## Data segment
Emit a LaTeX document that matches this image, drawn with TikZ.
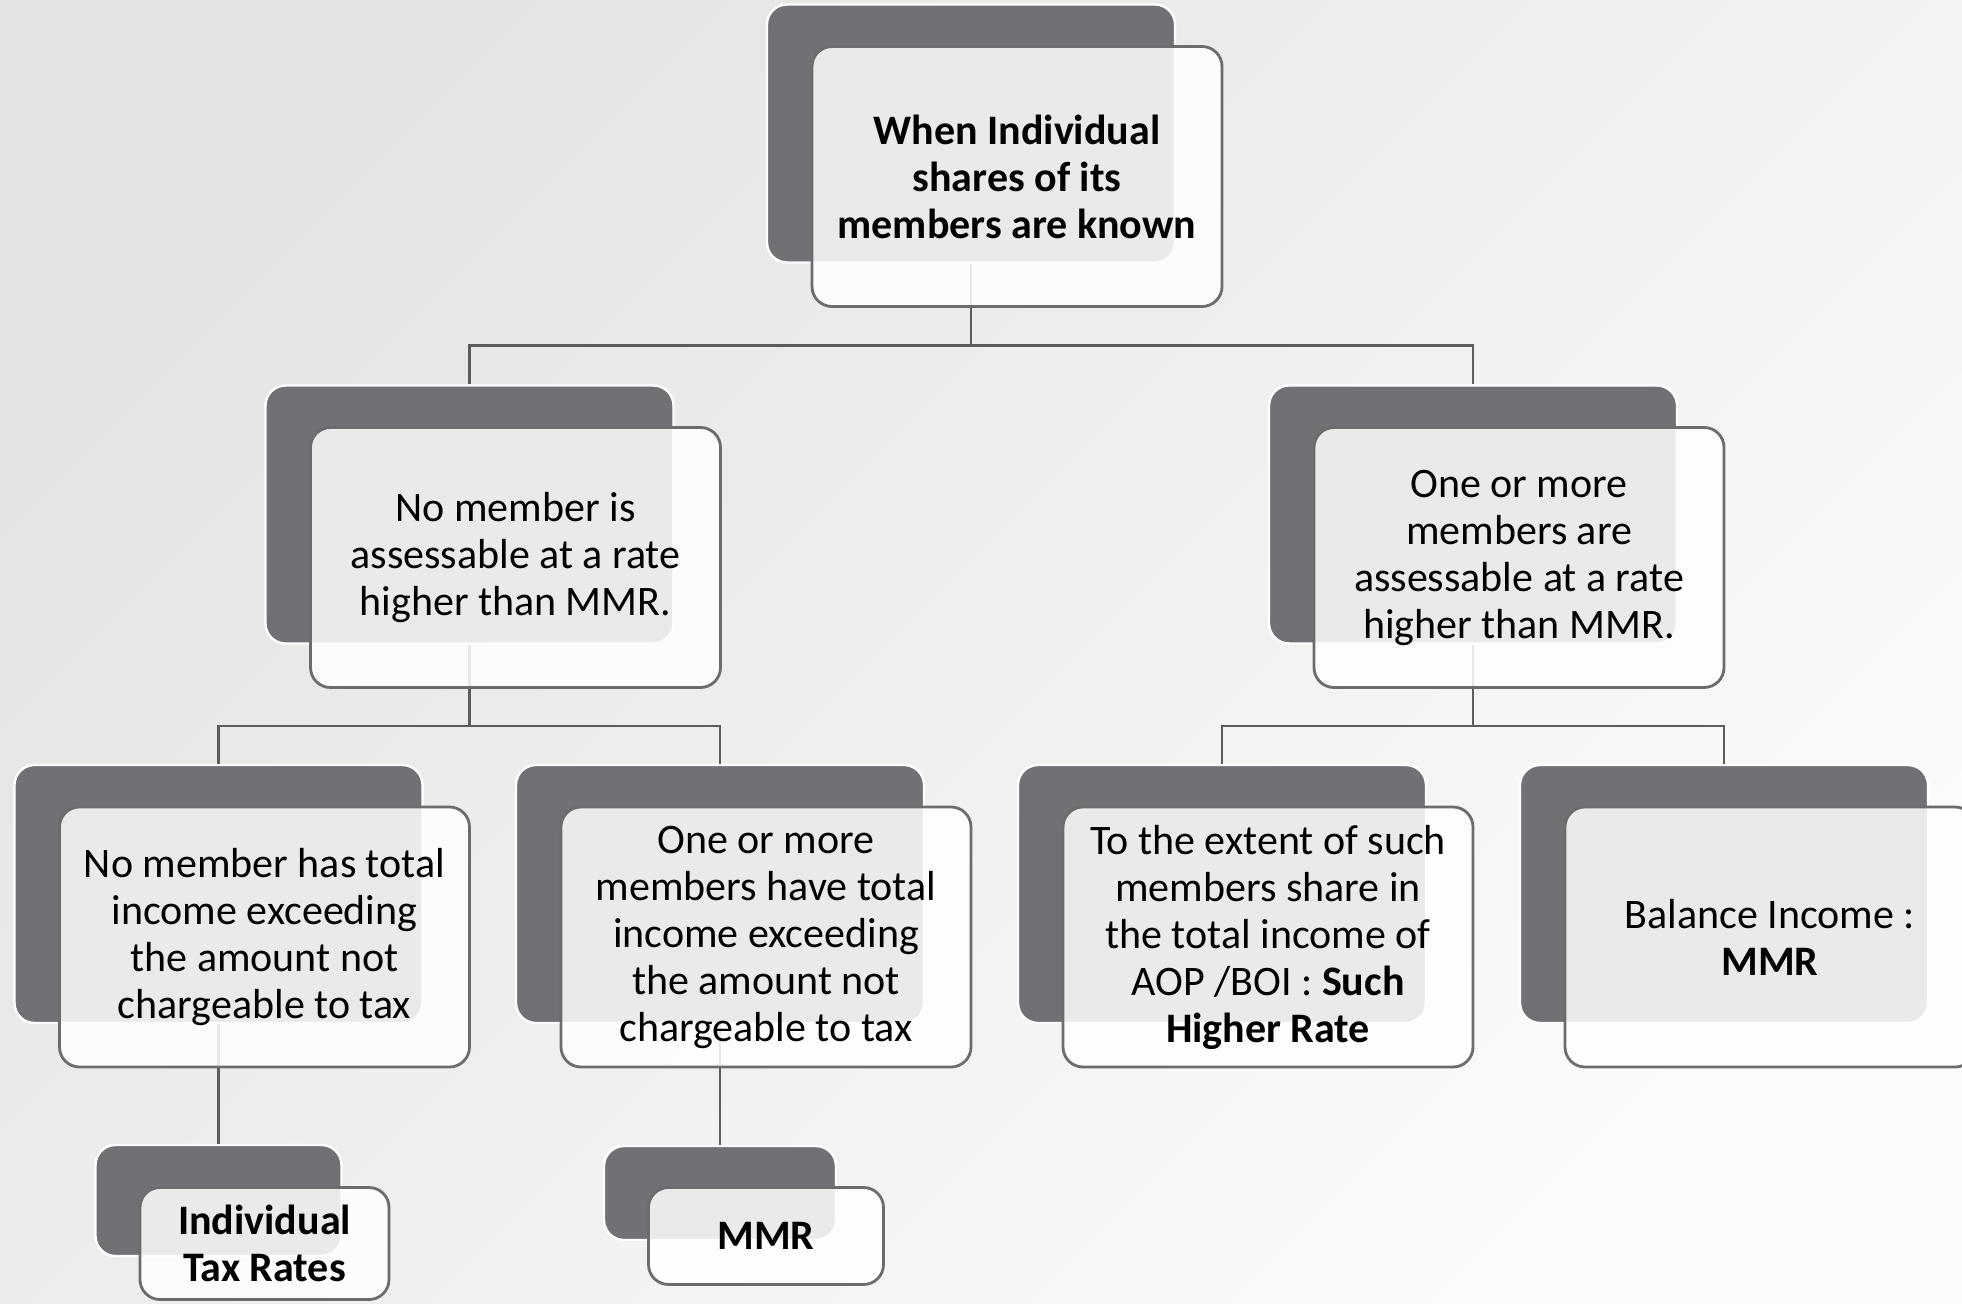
\documentclass[tikz,border=0pt]{standalone}
\usepackage{fontspec}
\setmainfont{Carlito}
\definecolor{backbox}{RGB}{113,112,117}
\definecolor{edgegray}{RGB}{108,108,108}
\definecolor{linkgray}{RGB}{92,92,92}
\definecolor{bgtop}{RGB}{228,228,228}
\definecolor{bgbot}{RGB}{251,251,251}
\begin{document}
\begin{tikzpicture}[x=0.5pt,y=-0.5pt,
  back/.style={draw=white,line width=1.2pt,fill=backbox,rounded corners=10pt,
    minimum width=204pt,minimum height=129pt,inner sep=0pt},
  front/.style={draw=edgegray,line width=1.4pt,fill=white,fill opacity=0.86,
    text opacity=1,rounded corners=10pt,minimum width=205pt,minimum height=130pt,
    inner sep=0pt,align=center,font=\fontsize{21}{23.5}\selectfont},
  link/.style={draw=linkgray,line width=1.2pt}]
\useasboundingbox (0,0) rectangle (1962,1304);
\clip (0,0) rectangle (1962,1304);
\shade[top color=bgtop,bottom color=bgbot,shading angle=45] (0,0) rectangle (1962,1304);
\def\dx{46}
\def\dy{43}
% back boxes
\node[back] (topb) at (971,133.5) {};
\node[back] (lb) at (469.5,514.5) {};
\node[back] (rb) at (1473,514.5) {};
\node[back] (ab) at (218.5,894) {};
\node[back] (bb) at (720,894) {};
\node[back] (cb) at (1222,894) {};
\node[back] (db) at (1724,894) {};
\node[back,minimum width=123pt,minimum height=55.5pt] (ib) at (218.5,1200.5) {};
\node[back,minimum width=116pt,minimum height=47pt] (mb) at (720,1193) {};
% connectors
\draw[link] (topb.south) -- ++(0,82) -| (lb.north);
\draw[link] (topb.south) -- ++(0,82) -| (rb.north);
\draw[link] (lb.south) -- ++(0,81) -| (ab.north);
\draw[link] (lb.south) -- ++(0,81) -| (bb.north);
\draw[link] (rb.south) -- ++(0,81) -| (cb.north);
\draw[link] (rb.south) -- ++(0,81) -| (db.north);
\draw[link] (ab.south) -- (ib.north);
\draw[link] (bb.south) -- (mb.north);
% front boxes
\node[front] (top) at ([shift={(\dx,\dy)}]topb) {\textbf{When Individual}\\\textbf{shares of its}\\\textbf{members are known}};
\node[front] (l) at ([shift={(\dx,\dy)}]lb) {No member is\\assessable at a rate\\higher than MMR.};
\node[front] (r) at ([shift={(\dx,\dy)}]rb) {One or more\\members are\\assessable at a rate\\higher than MMR.};
\node[front] (a) at ([shift={(\dx,\dy)}]ab) {No member has total\\income exceeding\\the amount not\\chargeable to tax};
\node[front] (b) at ([shift={(\dx,\dy)}]bb) {One or more\\members have total\\income exceeding\\the amount not\\chargeable to tax};
\node[front] (c) at ([shift={(\dx,\dy)}]cb) {To the extent of such\\members share in\\the total income of\\AOP /BOI : \textbf{Such}\\\textbf{Higher Rate}};
\node[front] (d) at ([shift={(\dx,\dy)}]db) {Balance Income :\\\textbf{MMR}};
\node[front,minimum width=124.5pt,minimum height=56pt] (i) at ([shift={(\dx,\dy)}]ib) {\textbf{Individual}\\\textbf{Tax Rates}};
\node[front,minimum width=117.5pt,minimum height=48.5pt] (m) at ([shift={(\dx,\dy)}]mb) {\textbf{MMR}};
\end{tikzpicture}
\end{document}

## What is needed
Print the whole listing above once more, word for word, without its pictures.

## Solution
Emit a LaTeX document that matches this image, drawn with TikZ.
\documentclass[tikz,border=0pt]{standalone}
\usepackage{fontspec}
\setmainfont{Carlito}
\definecolor{backbox}{RGB}{113,112,117}
\definecolor{edgegray}{RGB}{108,108,108}
\definecolor{linkgray}{RGB}{92,92,92}
\definecolor{bgtop}{RGB}{228,228,228}
\definecolor{bgbot}{RGB}{251,251,251}
\begin{document}
\begin{tikzpicture}[x=0.5pt,y=-0.5pt,
  back/.style={draw=white,line width=1.2pt,fill=backbox,rounded corners=10pt,
    minimum width=204pt,minimum height=129pt,inner sep=0pt},
  front/.style={draw=edgegray,line width=1.4pt,fill=white,fill opacity=0.86,
    text opacity=1,rounded corners=10pt,minimum width=205pt,minimum height=130pt,
    inner sep=0pt,align=center,font=\fontsize{21}{23.5}\selectfont},
  link/.style={draw=linkgray,line width=1.2pt}]
\useasboundingbox (0,0) rectangle (1962,1304);
\clip (0,0) rectangle (1962,1304);
\shade[top color=bgtop,bottom color=bgbot,shading angle=45] (0,0) rectangle (1962,1304);
\def\dx{46}
\def\dy{43}
% back boxes
\node[back] (topb) at (971,133.5) {};
\node[back] (lb) at (469.5,514.5) {};
\node[back] (rb) at (1473,514.5) {};
\node[back] (ab) at (218.5,894) {};
\node[back] (bb) at (720,894) {};
\node[back] (cb) at (1222,894) {};
\node[back] (db) at (1724,894) {};
\node[back,minimum width=123pt,minimum height=55.5pt] (ib) at (218.5,1200.5) {};
\node[back,minimum width=116pt,minimum height=47pt] (mb) at (720,1193) {};
% connectors
\draw[link] (topb.south) -- ++(0,82) -| (lb.north);
\draw[link] (topb.south) -- ++(0,82) -| (rb.north);
\draw[link] (lb.south) -- ++(0,81) -| (ab.north);
\draw[link] (lb.south) -- ++(0,81) -| (bb.north);
\draw[link] (rb.south) -- ++(0,81) -| (cb.north);
\draw[link] (rb.south) -- ++(0,81) -| (db.north);
\draw[link] (ab.south) -- (ib.north);
\draw[link] (bb.south) -- (mb.north);
% front boxes
\node[front] (top) at ([shift={(\dx,\dy)}]topb) {\textbf{When Individual}\\\textbf{shares of its}\\\textbf{members are known}};
\node[front] (l) at ([shift={(\dx,\dy)}]lb) {No member is\\assessable at a rate\\higher than MMR.};
\node[front] (r) at ([shift={(\dx,\dy)}]rb) {One or more\\members are\\assessable at a rate\\higher than MMR.};
\node[front] (a) at ([shift={(\dx,\dy)}]ab) {No member has total\\income exceeding\\the amount not\\chargeable to tax};
\node[front] (b) at ([shift={(\dx,\dy)}]bb) {One or more\\members have total\\income exceeding\\the amount not\\chargeable to tax};
\node[front] (c) at ([shift={(\dx,\dy)}]cb) {To the extent of such\\members share in\\the total income of\\AOP /BOI : \textbf{Such}\\\textbf{Higher Rate}};
\node[front] (d) at ([shift={(\dx,\dy)}]db) {Balance Income :\\\textbf{MMR}};
\node[front,minimum width=124.5pt,minimum height=56pt] (i) at ([shift={(\dx,\dy)}]ib) {\textbf{Individual}\\\textbf{Tax Rates}};
\node[front,minimum width=117.5pt,minimum height=48.5pt] (m) at ([shift={(\dx,\dy)}]mb) {\textbf{MMR}};
\end{tikzpicture}
\end{document}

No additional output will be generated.